According to an official statement made in 1841, George E. Hoffman ordered the first Erie cars. Pond, Higgins & Co., of Utica, wanted $2,500 each for passenger cars, and $1,500 each for freight cars, and would take 20 per cent. of the amount in stock. Davenport & Bridges, of Cambridgeport, Mass., were willing to make the passenger cars for $2,000 each, and the freight cars for $900 each, and take 25 per cent. in stock. Hoffman closed a contract with them for four passenger cars, and with Bush & Lobdell for six freight cars. The passenger cars were eight-wheel cars, with bodies 36 x 11 feet, six feet high in the clear inside, with a capacity of thirty persons each, and they were to be made in the best and most substantial manner.

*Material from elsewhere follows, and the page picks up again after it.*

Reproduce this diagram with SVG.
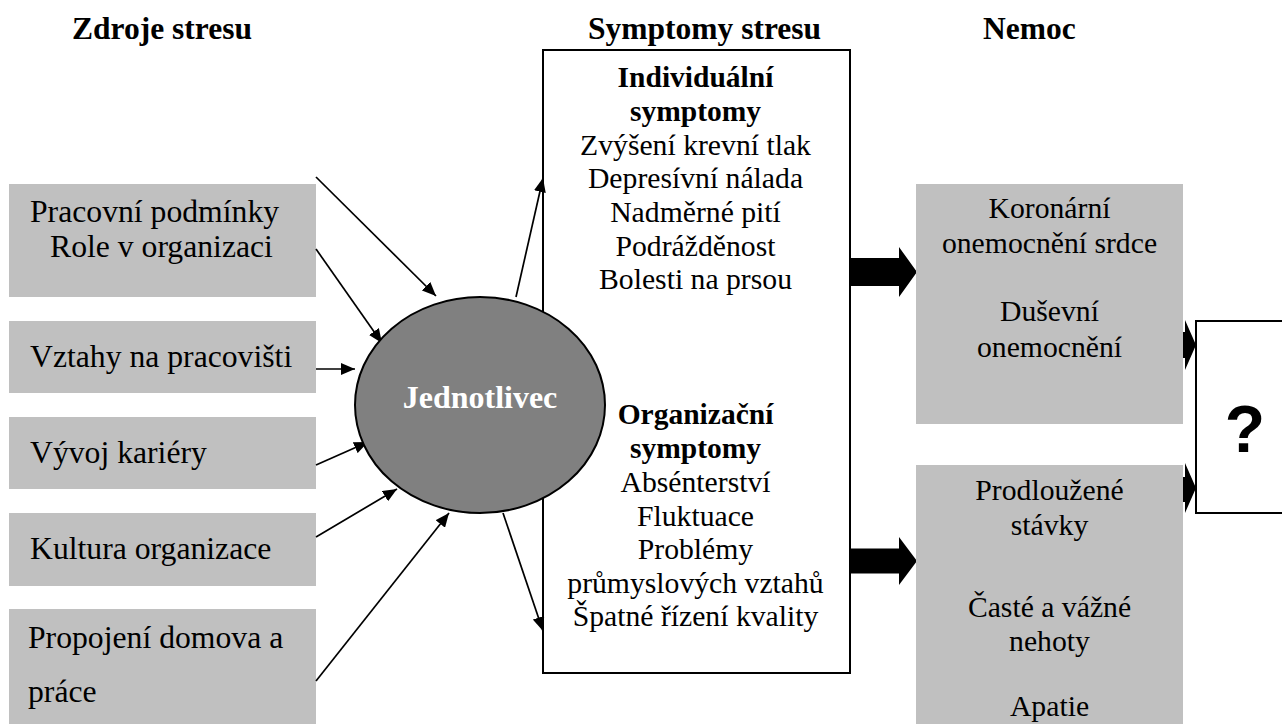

The freight cars were eight-wheel cars, the wheels weighing 500 pounds each, chilled, and equal to those used in Norris locomotives. The axles weighed 300 pounds each, and were swelled axles of hammered iron. The cars weighed ten tons each, fitted with axles and everything complete.

The first rolling stock received by the Company was six freight cars, on September 5, 1840, before any rail had been laid on the road. They were built by Bush & Lobdell, at a cost of $900 each. The builders took $1,400 of the total cost of the cars in stock. These cars were twenty-five feet long, ten feet wide, and six feet high, with four wheels. On September 17, 1840, Rogers, Ketchum & Grosvenor, of Paterson, contracted for eight similar cars at the same price, taking $1,800 in stock, and on September 25, 1840, contracted to build six more, and four passenger cars, two at $2,000 each, and two "for ladies," at $2,050 each. The passenger cars were to be thirty-two feet long, eleven feet wide, and six feet four inches high. On the same date Davenport & Bridges contracted to furnish two platform cars "thirty-one feet long, same width and height of the passenger cars, that carry the 'baggage crates,' at a cost of $750 each, and ten 'baggage crates' at $75 each. This order for rolling-stock cost $15,750, of which $3,900 was paid in stock. This, with the three locomotives, made an agreed expenditure for rolling-stock, before a rail was laid, of $52,350."

The Erie baggage car was flat. "Baggage crates" were closed trucks on wheels into which the baggage was placed, and then rolled on the flat cars.